The current cost estimate for LSST in 2006 dollars is $389M for construction and $37M per year for operations. For a 12-year long survey, 15% of the total cost is $125M. Thus, we could deliver the performance of a full NEO- dedicated LSST to NASA at a small fraction of the total cost to build and operate such a system. This cost is equivalent to 30% of operations, which would commence in 2014. To assure LSST keeps on schedule, about $5M should be spent on optimized NEO orbit software pipeline development in the last phase of R&D and the construction phase, 2009-2014.

Executive Summary

In December 2005 Congress directed NASA to implement a near-Earth object (NEO) survey that would catalog 90% of NEOs larger than 140 meters in 15 years. In order to fulfill the Congressional mandate using a ground-based facility, an 8-meter class telescope equipped with a 3200 Megapixel camera, and a sophisticated and robust data processing system are required. These criteria are met by the Large Synoptic Survey Telescope (LSST). We have carried out over 100 simulations of the LSST operations for a variety of NEO-optimized scenarios. The planned LSST baseline survey cadence on the sky, simultaneously optimized for all main science drivers, is capable of providing orbits for 82% of NEOs larger than 140 meters after 10 years of operation, and is 90% complete for objects larger than 230 meters. This baseline cadence assumes that 5% of the total observing time is spent on NEO-specialized observing. This is what is currently planned. By increasing this fraction to 15% and by running the survey longer, the Congressional mandate of 90% completeness for NEOs of 140m and greater size can be fulfilled after 12 years of operation, with 60% completeness level reached after only 3 years.

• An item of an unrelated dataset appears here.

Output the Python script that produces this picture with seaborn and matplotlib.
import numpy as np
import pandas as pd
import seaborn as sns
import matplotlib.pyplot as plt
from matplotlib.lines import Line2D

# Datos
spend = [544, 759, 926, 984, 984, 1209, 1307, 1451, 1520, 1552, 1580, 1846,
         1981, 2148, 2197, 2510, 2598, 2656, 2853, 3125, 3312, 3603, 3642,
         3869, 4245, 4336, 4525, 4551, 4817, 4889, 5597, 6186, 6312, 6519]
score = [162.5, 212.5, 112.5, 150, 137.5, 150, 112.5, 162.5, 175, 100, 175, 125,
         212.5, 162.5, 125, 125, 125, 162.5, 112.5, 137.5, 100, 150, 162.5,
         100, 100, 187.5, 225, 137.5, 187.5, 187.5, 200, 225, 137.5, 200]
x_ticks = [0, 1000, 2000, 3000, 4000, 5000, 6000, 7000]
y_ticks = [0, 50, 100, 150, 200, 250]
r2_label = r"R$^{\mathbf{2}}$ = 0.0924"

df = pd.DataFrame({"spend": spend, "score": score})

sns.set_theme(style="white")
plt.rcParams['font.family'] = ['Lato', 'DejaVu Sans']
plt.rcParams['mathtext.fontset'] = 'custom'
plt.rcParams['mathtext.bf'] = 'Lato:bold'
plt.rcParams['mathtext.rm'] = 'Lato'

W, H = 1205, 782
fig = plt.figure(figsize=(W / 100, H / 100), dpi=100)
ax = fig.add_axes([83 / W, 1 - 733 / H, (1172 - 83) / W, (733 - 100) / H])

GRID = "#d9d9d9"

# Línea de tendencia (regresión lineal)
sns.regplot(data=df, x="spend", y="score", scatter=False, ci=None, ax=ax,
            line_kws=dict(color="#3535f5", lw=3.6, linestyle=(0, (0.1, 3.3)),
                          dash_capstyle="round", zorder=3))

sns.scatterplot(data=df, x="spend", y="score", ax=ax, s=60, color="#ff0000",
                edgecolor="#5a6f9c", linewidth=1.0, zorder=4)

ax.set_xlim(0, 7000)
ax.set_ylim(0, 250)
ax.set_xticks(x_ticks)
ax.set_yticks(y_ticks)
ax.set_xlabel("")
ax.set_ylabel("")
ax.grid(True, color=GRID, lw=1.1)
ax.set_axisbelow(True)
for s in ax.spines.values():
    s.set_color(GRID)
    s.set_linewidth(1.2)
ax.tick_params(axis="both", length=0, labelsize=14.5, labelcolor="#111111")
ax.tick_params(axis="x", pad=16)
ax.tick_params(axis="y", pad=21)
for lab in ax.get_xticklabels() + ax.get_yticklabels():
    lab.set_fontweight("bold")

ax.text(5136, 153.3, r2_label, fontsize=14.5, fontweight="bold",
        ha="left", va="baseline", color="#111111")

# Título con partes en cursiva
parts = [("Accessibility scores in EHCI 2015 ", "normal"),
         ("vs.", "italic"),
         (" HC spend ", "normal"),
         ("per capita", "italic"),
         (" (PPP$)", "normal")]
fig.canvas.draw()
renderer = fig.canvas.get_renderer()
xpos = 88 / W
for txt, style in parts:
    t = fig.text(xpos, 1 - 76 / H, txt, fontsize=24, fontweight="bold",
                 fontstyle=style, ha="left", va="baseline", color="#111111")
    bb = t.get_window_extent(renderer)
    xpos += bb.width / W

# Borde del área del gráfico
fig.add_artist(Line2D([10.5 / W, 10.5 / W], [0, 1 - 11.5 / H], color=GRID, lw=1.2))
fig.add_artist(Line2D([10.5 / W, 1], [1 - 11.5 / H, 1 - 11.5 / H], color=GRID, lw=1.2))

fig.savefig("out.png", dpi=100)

Note that by operating LSST in this special NEO-enhanced mode we would have the performance equivalent of an LSST fully dedicated to NEO surveying. By supporting only 15% of the total cost, NASA would be essentially getting a NEO-dedicated LSST. This is a key new insight relative to the costing model in the 2006 NASA NEO report to Congress.

Figure 1. The result of computer simulations of planned LSST operations. Plots of LSST's coverage of the sky are shown for each of the 6 colors (wavelength bands from the ultraviolet to the near infrared), denoted ugrizy. These simulations are fully realistic in that they incorporate real weather data from the LSST site and detailed LSST system behavior. The number of visits per field in each filter for the simulated 10-year long baseline survey is shown. The blue area seen in the upper right part of the griz panels represents observations optimized for NEO survey in the planned baseline survey. However, all the displayed observations contribute to the NEO completeness. Although the baseline survey achieves a completeness of 82% after 10 years, additional NEO-dedicated observing can achieve 90% in 12 years as shown in Figure 2.

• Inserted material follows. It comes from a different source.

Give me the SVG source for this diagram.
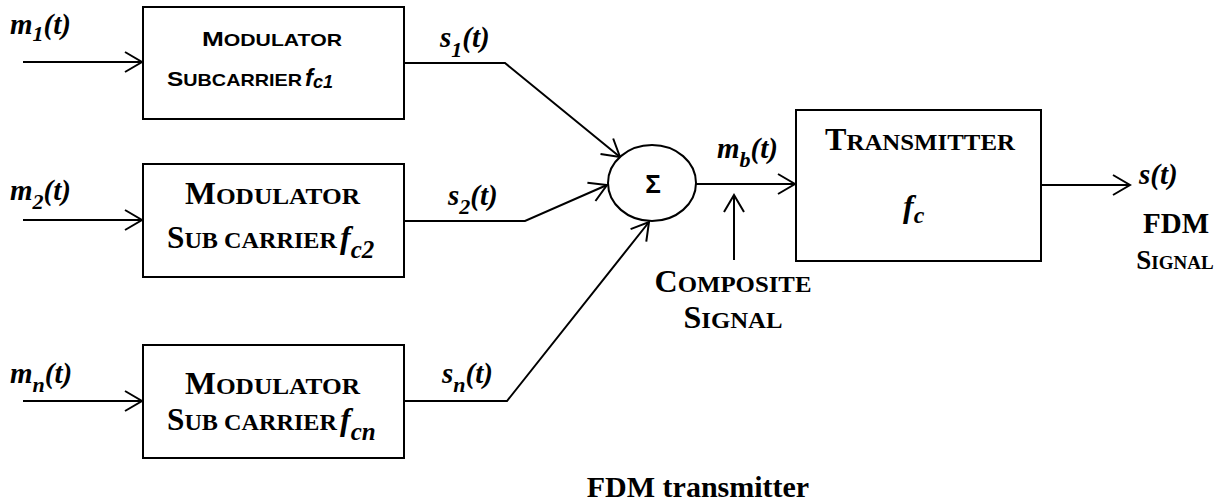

Figure 2. The completeness of several NEO surveys, based on LSST baseline cadence on the sky, is shown vs time from the start of the survey. The top two curves, with 15% and 5%, correspond to the LSST special NEO-optimized and the baseline LSST plan. The other curves represent the maximum possible completeness for less capable systems with smaller throughput. The top curve, based on 15% of the observing time spent in an NEO optimized mode, reaches the Congressional goal of 90% completeness for NEOs larger than 140m after 12 years of surveying. Given the timeline for agency approval of construction funding, it is likely that the LSST will have first light in 2014 and the sky survey will begin in 2015. With the survey start in 2015, the completeness for 140m and larger objects achieved in 2020 would be 70%, with 90% completeness for 350m and larger objects. Facilities with throughput smaller than LSST's 320 square meters square degrees have corresponding less completeness as shown in the lower curves.